The 2009 campaign saw Moran move to the half-forward line and that's where he's operated in this championship season -- with great success.

"He's one of those versatile players that can play anywhere from half-back to half-forward," said former Waterford captain Fergal Hartley.

In 2008, Moran captained the Waterford IT team that edged out Limerick IT in a classic Fitzgibbon Cup decider, a game which required two periods of extra-time before two star-studded sides were finally prised apart.

Current Wexford boss Colm Bonnar managed that WIT team to glory and is full of admiration for Moran and his versatility.

"We played Waterford in a challenge match in New Ross and he was full-forward," Bonnar revealed. "We found him very hard to manage. On the puck-outs, he's a great man to win possession and take a couple of scores. He has a good head about him too and can spray the ball around.

"He was our captain and centre-back when we won the Fitzgibbon Cup. When we were in trouble, we had the option of moving him to midfield and he would come up with two or three points. He's been a huge addition to Waterford and is still very young at 23-years-old."

Bonnar, domiciled in Waterford for many years, remembers that Moran carried a "big reputation" on to the senior stage from the underage ranks.

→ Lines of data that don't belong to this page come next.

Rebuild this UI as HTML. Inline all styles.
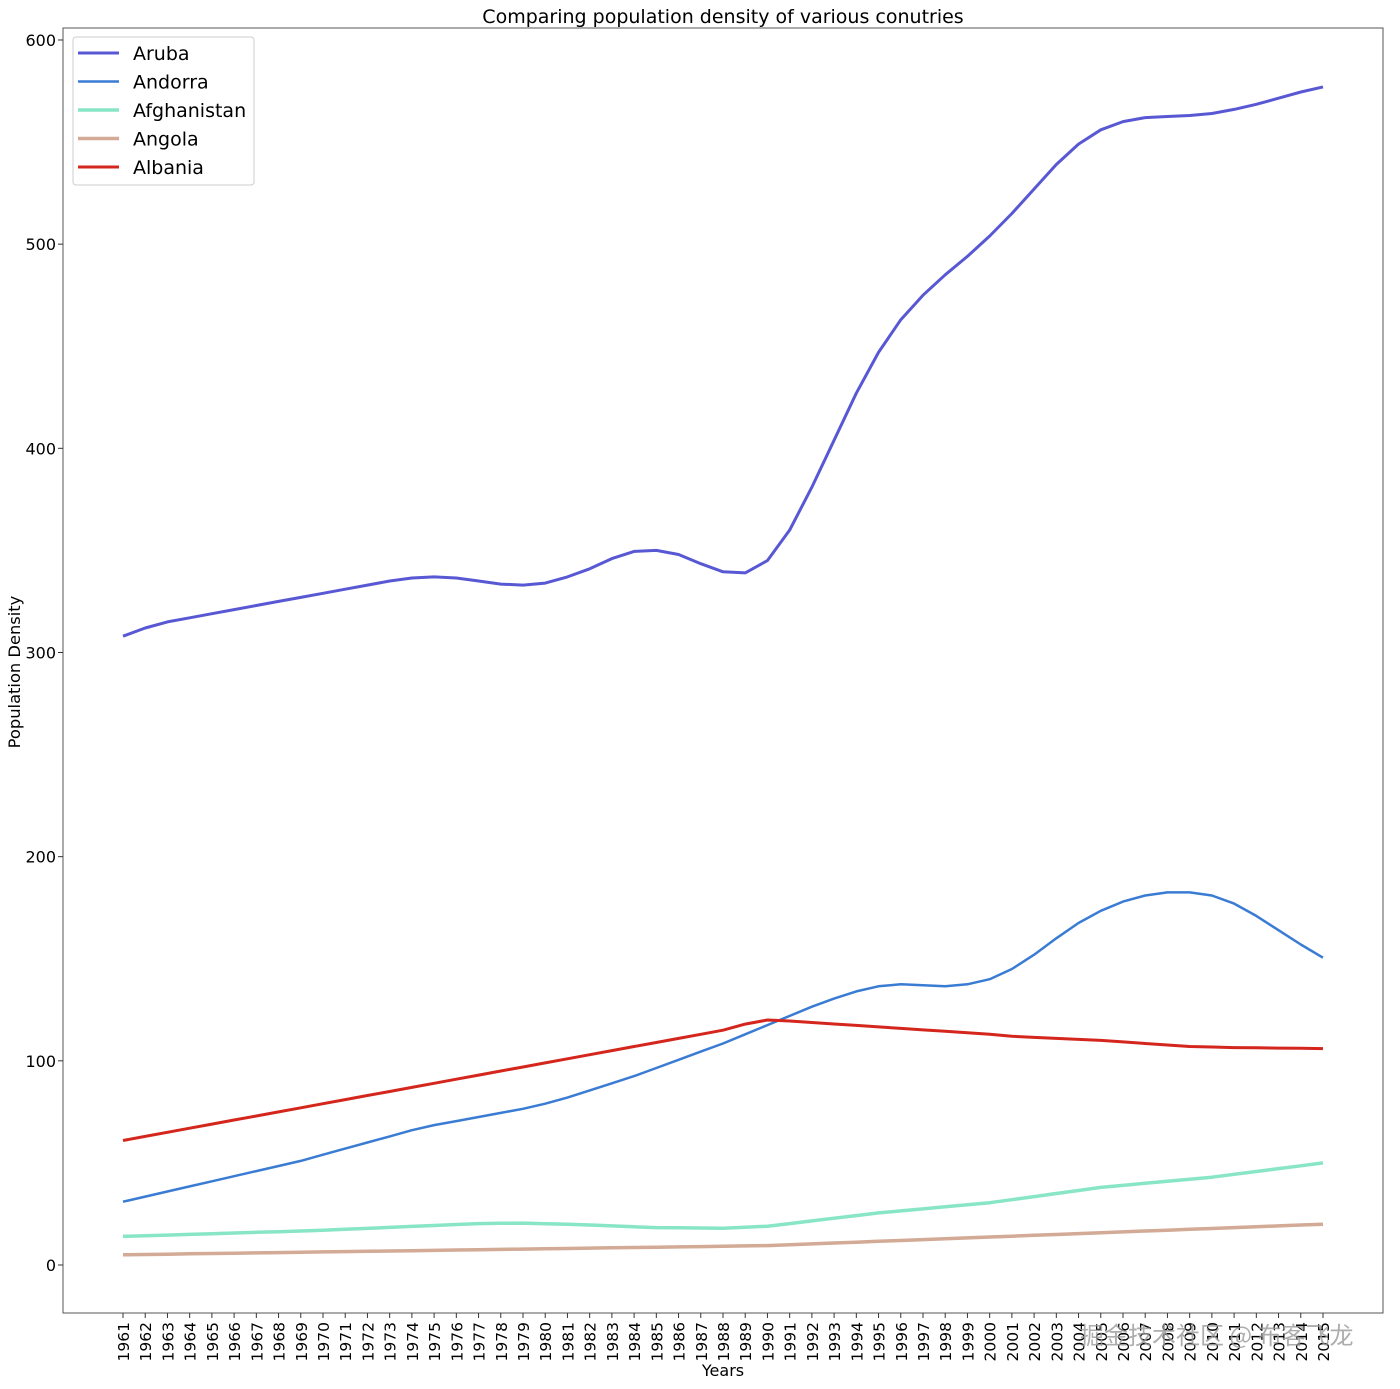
<!DOCTYPE html>
<html><head><meta charset="utf-8"><style>
body{margin:0;background:#fff;}
svg text{font-family:"DejaVu Sans","Liberation Sans",sans-serif;fill:#000;}
</style></head><body>
<svg id="s" width="1400" height="1384" xmlns="http://www.w3.org/2000/svg"></svg>
<script>
const s=document.getElementById('s');
const X0=123,DX=22.222,Y0=1265,SY=2.0417;
const px=i=>X0+i*DX, py=v=>Y0-v*SY;
let h='';
h+='<rect x="63" y="28" width="1320" height="1285" fill="none" stroke="#555" stroke-width="1"/>';
h+='<text x="723" y="23" font-size="19" text-anchor="middle">Comparing population density of various conutries</text>';
h+='<text x="723" y="1376" font-size="16" text-anchor="middle">Years</text>';
h+='<text transform="translate(20,672) rotate(-90)" font-size="16.3" text-anchor="middle">Population Density</text>';
for(let v=0;v<=600;v+=100){const y=py(v);h+=`<line x1="58" x2="63" y1="${y}" y2="${y}" stroke="#333"/><text x="56" y="${y+6}" font-size="16" text-anchor="end">${v}</text>`;}
for(let i=0;i<55;i++){const x=px(i);h+=`<line x1="${x}" x2="${x}" y1="1313" y2="1318" stroke="#333"/><text transform="translate(${x+6},1322) rotate(-90)" font-size="15.5" text-anchor="end">${1961+i}</text>`;}
function interp(k){const out=[];const ys=Object.keys(k).map(Number).sort((a,b)=>a-b);for(let y=1961;y<=2015;y++){let j=0;while(j<ys.length-1&&ys[j+1]<y)j++;const a=ys[j],b=ys[Math.min(j+1,ys.length-1)];out.push(a==b?k[a]:k[a]+(k[b]-k[a])*(y-a)/(b-a));}return out;}
const aruba=[308,312,315,317,319,321,323,325,327,329,331,333,335,336.5,337,336.5,335,333.5,333,334,337,341,346,349.5,350,348,343.5,339.5,339,345,360,381,404,427,447,463,475,485,494,504,515,527,539,549,556,560,562,562.5,563,564,566,568.5,571.5,574.5,577];
const andorra=[31,33.5,36,38.5,41,43.5,46,48.5,51,54,57,60,63,66,68.5,70.5,72.5,74.5,76.5,79,82,85.5,89,92.5,96.5,100.5,104.5,108.5,113,117.5,122,126.5,130.5,134,136.5,137.5,137,136.5,137.5,140,145,152,160,167.5,173.5,178,181,182.5,182.5,181,177,171,164,157,150.5];
const albania=interp({1961:61,1988:115,1989:118,1990:120,1991:119.5,2000:113,2001:112,2005:110,2009:107,2011:106.5,2015:106});
const afg=interp({1961:14,1970:17,1977:20.3,1979:20.5,1981:20,1985:18.3,1988:18,1990:19,1995:25.5,2000:30.5,2005:38,2010:43,2015:50});
const ang=interp({1961:5,1990:9.5,2015:20});
function line(d,c,w){return `<polyline fill="none" stroke="${c}" stroke-width="${w}" stroke-linejoin="round" points="${d.map((v,i)=>px(i).toFixed(1)+','+py(v).toFixed(1)).join(' ')}"/>`;}
h+=line(aruba,'#5858d4',3)+line(andorra,'#3a7cd4',2.5)+line(afg,'#88e6c6',3.5)+line(ang,'#d2aa96',3.5)+line(albania,'#d4261c',3);
h+='<rect x="73" y="37" width="181" height="148" rx="3" fill="#fff" stroke="#ccc"/>';
const L=[['Aruba','#5858d4',3],['Andorra','#3a7cd4',2.5],['Afghanistan','#88e6c6',3.5],['Angola','#d2aa96',3.5],['Albania','#d4261c',3]];
L.forEach((l,i)=>{const y=53+i*28.5;h+=`<line x1="78" x2="119" y1="${y}" y2="${y}" stroke="${l[1]}" stroke-width="${l[2]}"/><text x="133" y="${y+7}" font-size="19">${l[0]}</text>`;});
h+='<text x="1080" y="1344" font-size="24" style="fill:#999;font-family:\'Noto Sans CJK SC\',sans-serif" opacity="0.8">掘金技术社区 @ 布客飞龙</text>';
s.innerHTML=h;
</script>
</body></html>
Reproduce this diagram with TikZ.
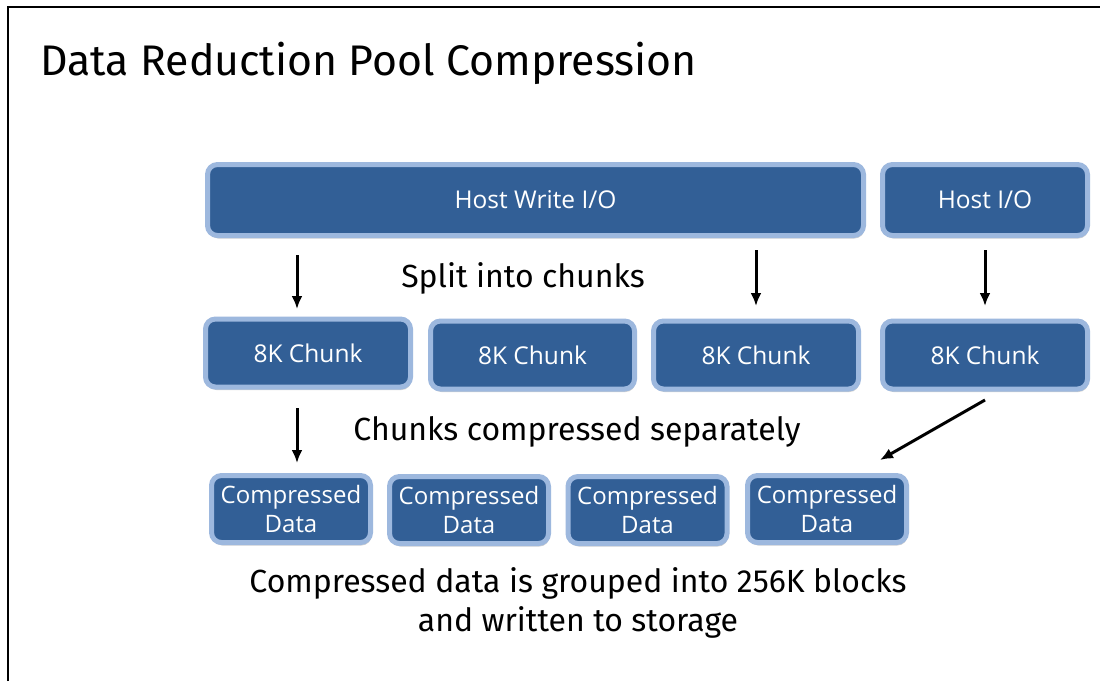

"He was a big man playing underage," Bonnar said. "We played him full-back (for WIT) another year and he marked Joe Canning.

"You could put him out to wing-back, centre-back, a fella you could play anywhere. He's comfortable coming to the ball and facing it. It took him a while to find his feet with Waterford, but he had the commitment and dedication to hurling to make it.

"He was a great captain for us and led by example, hugely committed to training and a good mixer with the other players. He was well-liked and wasn't afraid to socialise with the lads when it had to be done!

"Guys he played with, like TJ Reid and John Dalton from Kilkenny, had the utmost respect for Kevin as a hurler."

Moran spent four years at WIT and, in that time, Bonnar watched him blossom. Having honed his skills all over the field, Moran is acutely aware of his defensive responsibilities, particularly in the current Waterford system, which is heavily based around squeezing space and nullifying the opposition.

Moran agrees: "I think we're all working on the same wavelength. The lads are emphasising that there are no individuals anymore. We've been building a team spirit over the last couple of years and we're getting where we want to be. Defending is part of it -- everyone does their bit."

As he prepares for tomorrow's showdown with Tipp, Moran admits that it would be foolish not to learn from the Cats, who have scaled unparalleled hurling heights in recent years.

"They're up there," he said. "If you're going to take from someone, you have to take from Kilkenny, don't you?"